#### Given problem:
Skip every image and restate the data word for word.

╔══

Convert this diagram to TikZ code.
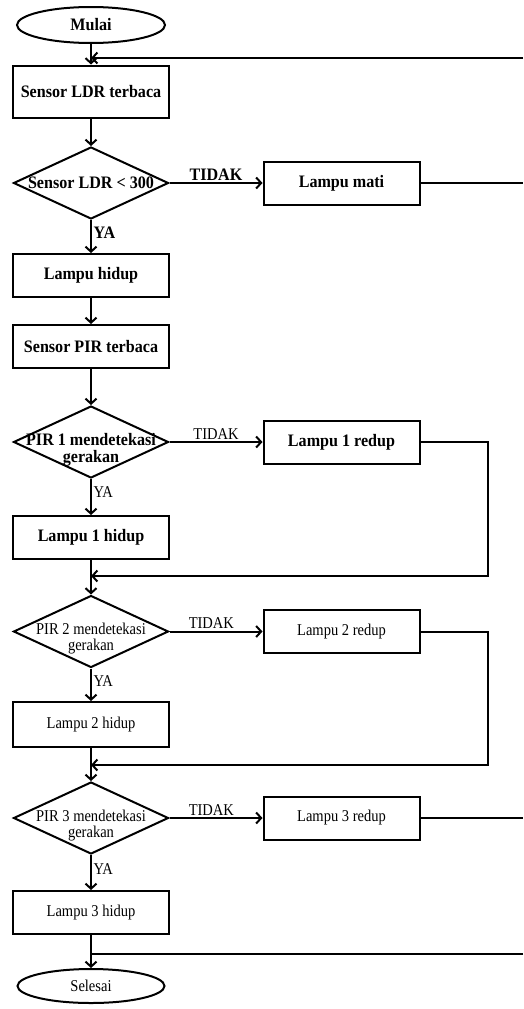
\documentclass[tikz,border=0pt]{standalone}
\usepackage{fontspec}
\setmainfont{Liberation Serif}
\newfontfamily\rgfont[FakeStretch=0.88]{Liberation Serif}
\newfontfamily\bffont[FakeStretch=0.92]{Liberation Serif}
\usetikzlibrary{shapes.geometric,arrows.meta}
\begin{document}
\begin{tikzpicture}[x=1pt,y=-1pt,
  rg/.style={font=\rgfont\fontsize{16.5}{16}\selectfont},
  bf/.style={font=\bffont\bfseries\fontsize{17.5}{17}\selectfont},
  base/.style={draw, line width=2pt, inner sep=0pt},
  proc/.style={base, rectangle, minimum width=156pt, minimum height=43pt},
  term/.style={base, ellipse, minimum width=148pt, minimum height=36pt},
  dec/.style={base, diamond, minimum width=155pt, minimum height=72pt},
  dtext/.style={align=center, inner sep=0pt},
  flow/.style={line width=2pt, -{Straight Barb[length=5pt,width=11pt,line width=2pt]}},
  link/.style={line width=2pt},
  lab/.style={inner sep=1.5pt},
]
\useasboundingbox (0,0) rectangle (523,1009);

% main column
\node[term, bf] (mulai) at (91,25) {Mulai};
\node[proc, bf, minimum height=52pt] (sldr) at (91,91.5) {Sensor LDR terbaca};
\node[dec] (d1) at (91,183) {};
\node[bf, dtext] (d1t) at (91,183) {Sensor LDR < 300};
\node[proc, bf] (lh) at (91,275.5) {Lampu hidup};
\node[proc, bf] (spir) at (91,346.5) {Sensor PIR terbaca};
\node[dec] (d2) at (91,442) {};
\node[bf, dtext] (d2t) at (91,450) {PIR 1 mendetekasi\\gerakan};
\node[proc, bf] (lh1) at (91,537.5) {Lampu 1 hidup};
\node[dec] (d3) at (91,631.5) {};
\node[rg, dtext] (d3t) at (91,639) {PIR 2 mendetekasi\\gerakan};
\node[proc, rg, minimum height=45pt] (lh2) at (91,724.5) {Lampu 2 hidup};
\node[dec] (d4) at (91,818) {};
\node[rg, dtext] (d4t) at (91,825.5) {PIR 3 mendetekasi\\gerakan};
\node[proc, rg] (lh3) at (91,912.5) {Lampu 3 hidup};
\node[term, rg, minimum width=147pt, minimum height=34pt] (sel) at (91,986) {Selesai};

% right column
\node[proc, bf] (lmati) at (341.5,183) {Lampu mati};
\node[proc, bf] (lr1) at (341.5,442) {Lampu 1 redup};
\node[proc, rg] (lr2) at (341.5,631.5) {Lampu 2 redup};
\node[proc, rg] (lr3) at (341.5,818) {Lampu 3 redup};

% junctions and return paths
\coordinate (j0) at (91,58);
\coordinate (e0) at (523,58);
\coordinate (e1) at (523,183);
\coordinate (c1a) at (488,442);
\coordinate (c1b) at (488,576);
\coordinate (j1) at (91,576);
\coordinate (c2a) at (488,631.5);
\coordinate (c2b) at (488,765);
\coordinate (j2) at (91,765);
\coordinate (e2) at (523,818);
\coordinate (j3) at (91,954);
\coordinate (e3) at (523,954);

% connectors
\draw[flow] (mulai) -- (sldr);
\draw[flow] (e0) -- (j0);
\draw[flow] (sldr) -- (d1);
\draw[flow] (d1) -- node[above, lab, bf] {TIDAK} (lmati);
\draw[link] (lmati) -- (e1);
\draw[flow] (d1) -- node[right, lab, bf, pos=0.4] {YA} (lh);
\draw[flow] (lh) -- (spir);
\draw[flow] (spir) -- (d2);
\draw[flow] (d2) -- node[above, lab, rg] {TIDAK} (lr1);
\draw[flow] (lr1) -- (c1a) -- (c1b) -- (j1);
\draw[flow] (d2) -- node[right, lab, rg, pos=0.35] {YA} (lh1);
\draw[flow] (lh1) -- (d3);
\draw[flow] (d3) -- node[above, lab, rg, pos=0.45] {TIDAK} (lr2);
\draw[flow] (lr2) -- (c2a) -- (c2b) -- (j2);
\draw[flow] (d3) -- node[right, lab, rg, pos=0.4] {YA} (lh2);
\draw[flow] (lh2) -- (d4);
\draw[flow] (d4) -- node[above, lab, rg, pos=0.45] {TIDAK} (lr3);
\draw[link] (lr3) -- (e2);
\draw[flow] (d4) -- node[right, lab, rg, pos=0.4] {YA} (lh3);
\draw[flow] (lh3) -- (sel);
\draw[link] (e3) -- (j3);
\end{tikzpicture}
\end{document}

╚══

#### Answer:
Convert this diagram to TikZ code.
\documentclass[tikz,border=0pt]{standalone}
\usepackage{fontspec}
\setmainfont{Liberation Serif}
\newfontfamily\rgfont[FakeStretch=0.88]{Liberation Serif}
\newfontfamily\bffont[FakeStretch=0.92]{Liberation Serif}
\usetikzlibrary{shapes.geometric,arrows.meta}
\begin{document}
\begin{tikzpicture}[x=1pt,y=-1pt,
  rg/.style={font=\rgfont\fontsize{16.5}{16}\selectfont},
  bf/.style={font=\bffont\bfseries\fontsize{17.5}{17}\selectfont},
  base/.style={draw, line width=2pt, inner sep=0pt},
  proc/.style={base, rectangle, minimum width=156pt, minimum height=43pt},
  term/.style={base, ellipse, minimum width=148pt, minimum height=36pt},
  dec/.style={base, diamond, minimum width=155pt, minimum height=72pt},
  dtext/.style={align=center, inner sep=0pt},
  flow/.style={line width=2pt, -{Straight Barb[length=5pt,width=11pt,line width=2pt]}},
  link/.style={line width=2pt},
  lab/.style={inner sep=1.5pt},
]
\useasboundingbox (0,0) rectangle (523,1009);

% main column
\node[term, bf] (mulai) at (91,25) {Mulai};
\node[proc, bf, minimum height=52pt] (sldr) at (91,91.5) {Sensor LDR terbaca};
\node[dec] (d1) at (91,183) {};
\node[bf, dtext] (d1t) at (91,183) {Sensor LDR < 300};
\node[proc, bf] (lh) at (91,275.5) {Lampu hidup};
\node[proc, bf] (spir) at (91,346.5) {Sensor PIR terbaca};
\node[dec] (d2) at (91,442) {};
\node[bf, dtext] (d2t) at (91,450) {PIR 1 mendetekasi\\gerakan};
\node[proc, bf] (lh1) at (91,537.5) {Lampu 1 hidup};
\node[dec] (d3) at (91,631.5) {};
\node[rg, dtext] (d3t) at (91,639) {PIR 2 mendetekasi\\gerakan};
\node[proc, rg, minimum height=45pt] (lh2) at (91,724.5) {Lampu 2 hidup};
\node[dec] (d4) at (91,818) {};
\node[rg, dtext] (d4t) at (91,825.5) {PIR 3 mendetekasi\\gerakan};
\node[proc, rg] (lh3) at (91,912.5) {Lampu 3 hidup};
\node[term, rg, minimum width=147pt, minimum height=34pt] (sel) at (91,986) {Selesai};

% right column
\node[proc, bf] (lmati) at (341.5,183) {Lampu mati};
\node[proc, bf] (lr1) at (341.5,442) {Lampu 1 redup};
\node[proc, rg] (lr2) at (341.5,631.5) {Lampu 2 redup};
\node[proc, rg] (lr3) at (341.5,818) {Lampu 3 redup};

% junctions and return paths
\coordinate (j0) at (91,58);
\coordinate (e0) at (523,58);
\coordinate (e1) at (523,183);
\coordinate (c1a) at (488,442);
\coordinate (c1b) at (488,576);
\coordinate (j1) at (91,576);
\coordinate (c2a) at (488,631.5);
\coordinate (c2b) at (488,765);
\coordinate (j2) at (91,765);
\coordinate (e2) at (523,818);
\coordinate (j3) at (91,954);
\coordinate (e3) at (523,954);

% connectors
\draw[flow] (mulai) -- (sldr);
\draw[flow] (e0) -- (j0);
\draw[flow] (sldr) -- (d1);
\draw[flow] (d1) -- node[above, lab, bf] {TIDAK} (lmati);
\draw[link] (lmati) -- (e1);
\draw[flow] (d1) -- node[right, lab, bf, pos=0.4] {YA} (lh);
\draw[flow] (lh) -- (spir);
\draw[flow] (spir) -- (d2);
\draw[flow] (d2) -- node[above, lab, rg] {TIDAK} (lr1);
\draw[flow] (lr1) -- (c1a) -- (c1b) -- (j1);
\draw[flow] (d2) -- node[right, lab, rg, pos=0.35] {YA} (lh1);
\draw[flow] (lh1) -- (d3);
\draw[flow] (d3) -- node[above, lab, rg, pos=0.45] {TIDAK} (lr2);
\draw[flow] (lr2) -- (c2a) -- (c2b) -- (j2);
\draw[flow] (d3) -- node[right, lab, rg, pos=0.4] {YA} (lh2);
\draw[flow] (lh2) -- (d4);
\draw[flow] (d4) -- node[above, lab, rg, pos=0.45] {TIDAK} (lr3);
\draw[link] (lr3) -- (e2);
\draw[flow] (d4) -- node[right, lab, rg, pos=0.4] {YA} (lh3);
\draw[flow] (lh3) -- (sel);
\draw[link] (e3) -- (j3);
\end{tikzpicture}
\end{document}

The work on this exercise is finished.